Figure 1. Image of the proposed sensor with added visual effects

Lei Shao and Professor Wenming Zhang from the SJTU School of Mechanical Engineering are corresponding authors of the paper. The first authors include doctoral student Kejing Ma from the mechanical engineering school and JI doctoral student Huyue Chen. The research work was funded by the National Natural Science Foundation of China, and the Science and Technology Cooperation Project of Shanghai.

Conversation is the most common and effortless way to communicate with people. Similarly, voice-based HMI with robust sound sensing, speech recognition, and emotion perception has also been expected as one direction for straightforward interactions with machines. However, all existing auditory systems, no matter commercial or newly-developed in a lab, are not able to achieve both high SNR and sensitivity in the daily phonetic frequencies, and amplification, separation and localization of multiple sound sources occurring simultaneously.

Figure 2. Design and principle of the proposed acoustic metasphere

This paper proposes a unibody acoustic metamaterial spherical shell with equidistant defected piezoelectric cavities, referred to as the metasphere beamforming acoustic sensor (MBAS). It demonstrates a wave-confining capability and low self-noise, simultaneously achieving an outstanding intrinsic signal-to-noise ratio and an ultrahigh sensitivity, with a range spanning the daily phonetic frequencies and omnidirectional beamforming for the localization of multiple sound sources.

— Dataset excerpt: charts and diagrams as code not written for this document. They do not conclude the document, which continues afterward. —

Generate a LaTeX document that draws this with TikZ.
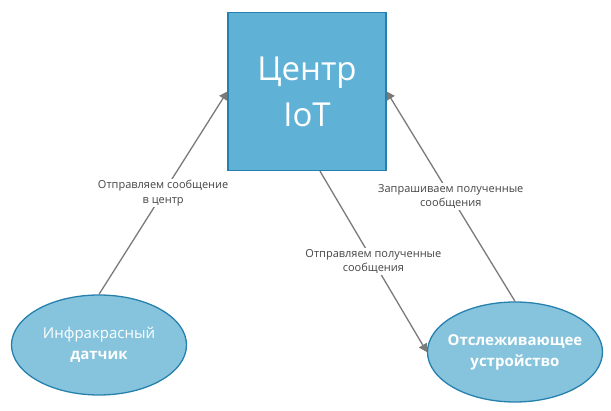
\documentclass[tikz,border=0pt]{standalone}
\usepackage{fontspec}
\setmainfont{Open Sans}
\usetikzlibrary{shapes.geometric,arrows.meta,positioning}
\definecolor{boxblue}{HTML}{5FB1D6}
\definecolor{ovalblue}{HTML}{86C4DE}
\definecolor{edgeblue}{HTML}{2680AD}
\definecolor{linegray}{HTML}{7A7A7A}
\definecolor{textgray}{HTML}{444444}

\begin{document}
\begin{tikzpicture}[x=1pt,y=-1pt,
    hub/.style={rectangle, draw=edgeblue, fill=boxblue, line width=1.3pt, minimum size=158pt, align=center, text=white, font=\fontsize{33}{46}\selectfont},
    device/.style={ellipse, draw=edgeblue, fill=ovalblue, line width=1.3pt, minimum width=175pt, minimum height=100pt, inner sep=0pt},
    devtext/.style={align=center, text=white, font=\fontsize{15}{21}\selectfont},
    msg/.style={fill=white, inner sep=1.5pt, align=center, text=textgray, font=\fontsize{11}{14.5}\selectfont},
    flow/.style={draw=linegray, line width=1.3pt, -{Triangle[width=9pt,length=8pt]}}]
    \useasboundingbox (0,0) rectangle (611,411);

    \node[hub] (centr) at (307,91.5) {Центр\\IoT};
    \node[device, label={[devtext]center:Инфракрасный\\\textbf{датчик}}] (sensor) at (99,345) {};
    \node[device, label={[devtext]center:\textbf{Отслеживающее}\\\textbf{устройство}}] (tracker) at (515,352) {};

    \draw[flow] (sensor.north) -- node[msg] {Отправляем сообщение\\в центр} (centr.west);
    \draw[flow] ([xshift=13pt]centr.south) -- node[msg] {Отправляем полученные\\сообщения} (tracker.west);
    \draw[flow] (tracker.north) -- node[msg] {Запрашиваем полученные\\сообщения} (centr.east);
\end{tikzpicture}
\end{document}
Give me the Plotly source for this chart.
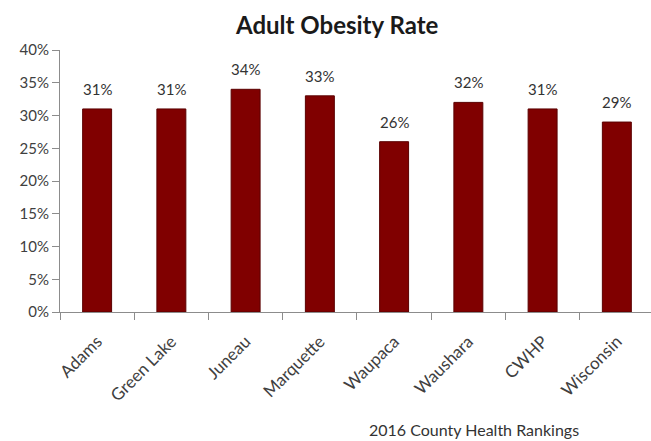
import plotly.graph_objects as go

counties = ["Adams", "Green Lake", "Juneau", "Marquette", "Waupaca", "Waushara", "CWHP", "Wisconsin"]
obesity_pct = [31, 31, 34, 33, 26, 32, 31, 29]

rates = [v / 100 for v in obesity_pct]
labels = [f"{v}%" for v in obesity_pct]

fig = go.Figure(
    go.Bar(
        x=counties,
        y=rates,
        marker=dict(color="#800000", line=dict(color="#5a0000", width=1)),
    )
)

axis_font = dict(family="Lato", size=15, color="#404040")

# value labels floating a little above each bar
value_labels = [
    dict(
        x=c,
        y=r,
        xref="x",
        yref="y",
        text=t,
        showarrow=False,
        yanchor="bottom",
        yshift=9,
        font=dict(family="Lato", size=15, color="#333333"),
    )
    for c, r, t in zip(counties, rates, labels)
]

fig.update_layout(
    width=651,
    height=441,
    margin=dict(l=60, r=0, t=50, b=129),
    paper_bgcolor="white",
    plot_bgcolor="white",
    bargap=0.61,
    showlegend=False,
    title=dict(
        text="<b>Adult Obesity Rate</b>",
        x=0.518,
        xanchor="center",
        y=0.942,
        yanchor="middle",
        font=dict(family="Lato", size=24, color="#1a1a1a"),
    ),
    xaxis=dict(
        range=[-0.5, 7.46],
        showline=True,
        linecolor="#8c8c8c",
        linewidth=1,
        ticks="outside",
        tickcolor="#8c8c8c",
        ticklen=7,
        tickson="boundaries",
        tickangle=-45,
        ticklabelstandoff=12,
        tickfont=dict(family="Lato", size=17, color="#404040"),
        showgrid=False,
    ),
    yaxis=dict(
        range=[0, 0.40],
        dtick=0.05,
        tickformat=".0%",
        showline=True,
        linecolor="#8c8c8c",
        linewidth=1,
        ticks="outside",
        tickcolor="#8c8c8c",
        ticklen=7,
        tickfont=axis_font,
        showgrid=False,
        zeroline=False,
    ),
    annotations=value_labels
    + [
        dict(
            text="2016 County Health Rankings",
            xref="paper",
            yref="paper",
            x=0.70,
            y=-0.447,
            xanchor="center",
            yanchor="middle",
            showarrow=False,
            font=dict(family="Lato", size=16, color="#333333"),
        )
    ],
)

fig.write_html("out.html")
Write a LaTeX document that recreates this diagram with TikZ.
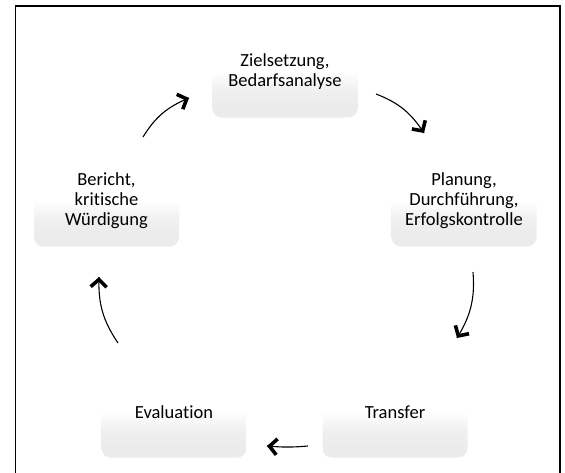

Moreover, the MBAS-based auditory system is shown for high-performance audio cloning, source localization, and speech recognition in a noisy environment without any signal enhancement, revealing its promising applications in various voice interaction systems.

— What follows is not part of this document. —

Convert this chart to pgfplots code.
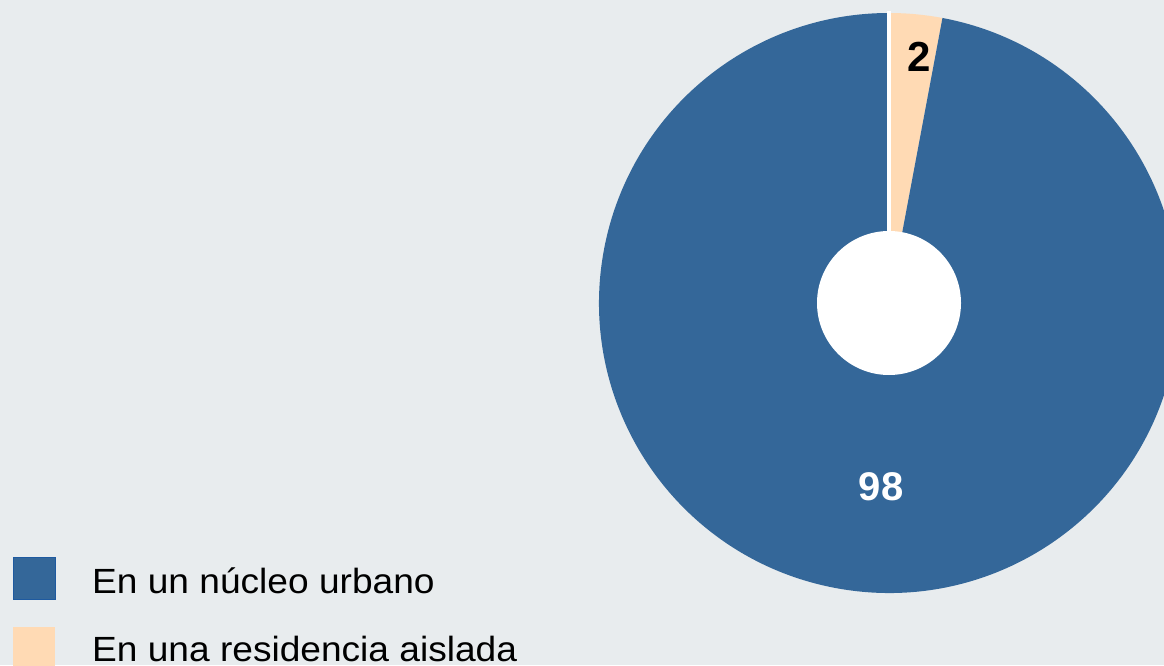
\documentclass[border=0pt]{standalone}
\usepackage{pgfplots}
\pgfplotsset{compat=1.18}
\usepackage{fontspec}
\setmainfont{Liberation Sans}
\newfontfamily\legfont{Liberation Sans}[FakeStretch=1.06]
\definecolor{bg}{RGB}{232,236,238}
\definecolor{cblue}{RGB}{52,103,153}
\definecolor{cblueedge}{RGB}{30,90,160}
\definecolor{cpeach}{RGB}{255,218,180}
\begin{document}
\begin{tikzpicture}
\def\valA{97.05}% En un nucleo urbano (label 98)
\def\valB{2.95}% En una residencia aislada (label 2)
\begin{axis}[x=1pt,y=1pt,xmin=0,xmax=1164,ymin=0,ymax=665,hide axis,clip=true,
  axis line style={draw=none}]
\fill[bg] (axis cs:0,0) rectangle (axis cs:1164,665);
\pgfmathsetmacro{\angB}{360*\valB/100}
\pgfmathsetmacro{\endB}{90-\angB}
\pgfmathsetmacro{\endA}{90-360}
% peach slice
\fill[cpeach] (axis cs:889,362) -- ++(90:290pt) arc[start angle=90,end angle=\endB,radius=290pt] -- cycle;
% blue slice
\fill[cblue] (axis cs:889,362) -- ++(\endB:290pt) arc[start angle=\endB,end angle=\endA,radius=290pt] -- cycle;
\draw[white,line width=4pt] (axis cs:889,362) -- ++(90:292pt);
\fill[white] (axis cs:889,362) circle[radius=72pt];
\node[font=\fontsize{42}{42}\selectfont\bfseries,text=black] at (axis cs:919,608) {2};
\node[font=\fontsize{40}{40}\selectfont\bfseries,text=white] at (axis cs:881,178) {98};
% legend
\fill[cblue,draw=cblueedge,line width=1pt] (axis cs:13.5,65.5) rectangle (axis cs:55,107.5);
\fill[cpeach] (axis cs:13,-5) rectangle (axis cs:55,38);
\node[anchor=base west,font=\legfont\fontsize{35}{35}\selectfont,inner sep=0pt] at (axis cs:92,71.7) {En un núcleo urbano};
\node[anchor=base west,font=\legfont\fontsize{35}{35}\selectfont,inner sep=0pt] at (axis cs:92,3.2) {En una residencia aislada};
\end{axis}
\end{tikzpicture}
\end{document}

The attached video shows its applications in conversation and music cloning, and real-time tracking of a human voice in a loud noisy factory.


Personal Profile

Lei Shao is currently an associate professor at the University of Michigan-Shanghai Jiao Tong University Joint Institute. He received his bachelor degree from Shanghai Jiao Tong University in 2009, master and doctorate degrees from University of Michigan in 2011 and 2014, respectively. Prior to joining JI, he was a postdoctoral researcher at the US National Institute of Standards and Technology from 2014 to 2018. Lei Shao’s research focuses on microelectromechanical systems (MEMS), sensors and actuators.